───── Source data ─────
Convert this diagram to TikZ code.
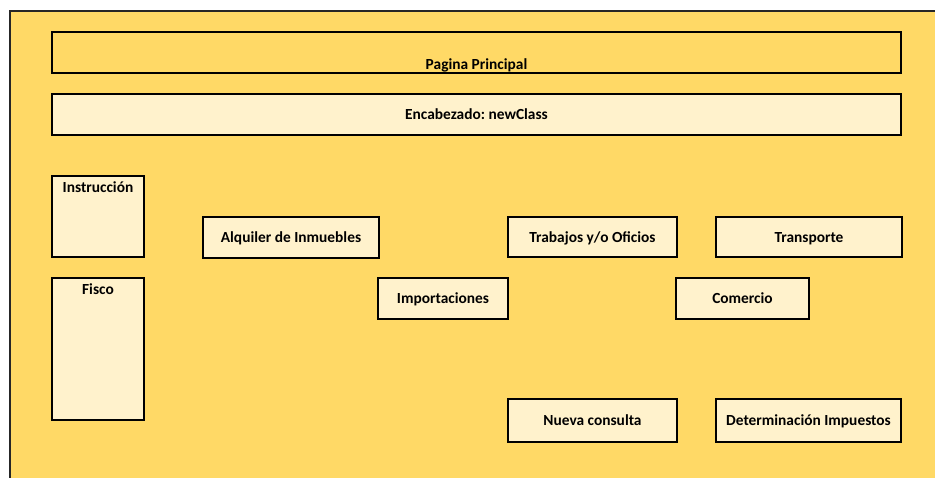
\documentclass[tikz,border=0pt]{standalone}
\usepackage{fontspec}
\setmainfont{Carlito}
\frenchspacing
\definecolor{gold}{HTML}{FFD966}
\definecolor{cream}{HTML}{FFF2CC}
\begin{document}
\begin{tikzpicture}[x=1pt,y=-1pt,
  box/.style={draw=black,line width=1.4pt,fill=cream,inner sep=0pt,
    text height=12pt,text depth=2pt,
    font=\bfseries\fontsize{15.4}{18}\selectfont},
  txt/.style={inner sep=0pt,font=\bfseries\fontsize{15.4}{18}\selectfont}]
\useasboundingbox (0,0) rectangle (935,477);
\fill[gold] (10,11) rectangle (936,478);
\draw[line width=1.5pt,black!85] (10,478) -- (10,11) -- (936,11);
% header boxes
\node[box,fill=gold,minimum width=849pt,minimum height=41pt] (pag) at (476.5,52.5) {};
\node[txt,anchor=base] (pagt) at (476.5,69) {Pagina Principal};
\node[box,minimum width=849pt,minimum height=41pt] (enc) at (476.5,114.5) {Encabezado: newClass};
% side boxes
\node[box,minimum width=92pt,minimum height=81pt] (ins) at (98,216.5) {};
\node[txt,anchor=base] (inst) at (98,192) {Instrucción};
\node[box,minimum width=92pt,minimum height=142pt] (fis) at (98,349) {};
\node[txt,anchor=base] (fist) at (98,294) {Fisco};
% items
\node[box,minimum width=176pt,minimum height=41pt] (alq) at (291,237.5) {Alquiler de Inmuebles};
\node[box,minimum width=169pt,minimum height=40pt] (tra) at (592.5,237) {Trabajos y/o Oficios};
\node[box,minimum width=186pt,minimum height=40pt] (trn) at (809,237) {Transporte};
\node[box,minimum width=130pt,minimum height=41pt] (imp) at (443,298.5) {Importaciones};
\node[box,minimum width=133pt,minimum height=41pt] (com) at (742.5,298.5) {Comercio};
\node[box,minimum width=169pt,minimum height=43pt] (nue) at (592.5,420.5) {Nueva consulta};
\node[box,minimum width=185pt,minimum height=43pt] (det) at (808.5,420.5) {Determinación Impuestos};
\end{tikzpicture}
\end{document}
─────
Directions for this task - Reproduce the data word for word, excluding its pictures.

Complete response -
Convert this diagram to TikZ code.
\documentclass[tikz,border=0pt]{standalone}
\usepackage{fontspec}
\setmainfont{Carlito}
\frenchspacing
\definecolor{gold}{HTML}{FFD966}
\definecolor{cream}{HTML}{FFF2CC}
\begin{document}
\begin{tikzpicture}[x=1pt,y=-1pt,
  box/.style={draw=black,line width=1.4pt,fill=cream,inner sep=0pt,
    text height=12pt,text depth=2pt,
    font=\bfseries\fontsize{15.4}{18}\selectfont},
  txt/.style={inner sep=0pt,font=\bfseries\fontsize{15.4}{18}\selectfont}]
\useasboundingbox (0,0) rectangle (935,477);
\fill[gold] (10,11) rectangle (936,478);
\draw[line width=1.5pt,black!85] (10,478) -- (10,11) -- (936,11);
% header boxes
\node[box,fill=gold,minimum width=849pt,minimum height=41pt] (pag) at (476.5,52.5) {};
\node[txt,anchor=base] (pagt) at (476.5,69) {Pagina Principal};
\node[box,minimum width=849pt,minimum height=41pt] (enc) at (476.5,114.5) {Encabezado: newClass};
% side boxes
\node[box,minimum width=92pt,minimum height=81pt] (ins) at (98,216.5) {};
\node[txt,anchor=base] (inst) at (98,192) {Instrucción};
\node[box,minimum width=92pt,minimum height=142pt] (fis) at (98,349) {};
\node[txt,anchor=base] (fist) at (98,294) {Fisco};
% items
\node[box,minimum width=176pt,minimum height=41pt] (alq) at (291,237.5) {Alquiler de Inmuebles};
\node[box,minimum width=169pt,minimum height=40pt] (tra) at (592.5,237) {Trabajos y/o Oficios};
\node[box,minimum width=186pt,minimum height=40pt] (trn) at (809,237) {Transporte};
\node[box,minimum width=130pt,minimum height=41pt] (imp) at (443,298.5) {Importaciones};
\node[box,minimum width=133pt,minimum height=41pt] (com) at (742.5,298.5) {Comercio};
\node[box,minimum width=169pt,minimum height=43pt] (nue) at (592.5,420.5) {Nueva consulta};
\node[box,minimum width=185pt,minimum height=43pt] (det) at (808.5,420.5) {Determinación Impuestos};
\end{tikzpicture}
\end{document}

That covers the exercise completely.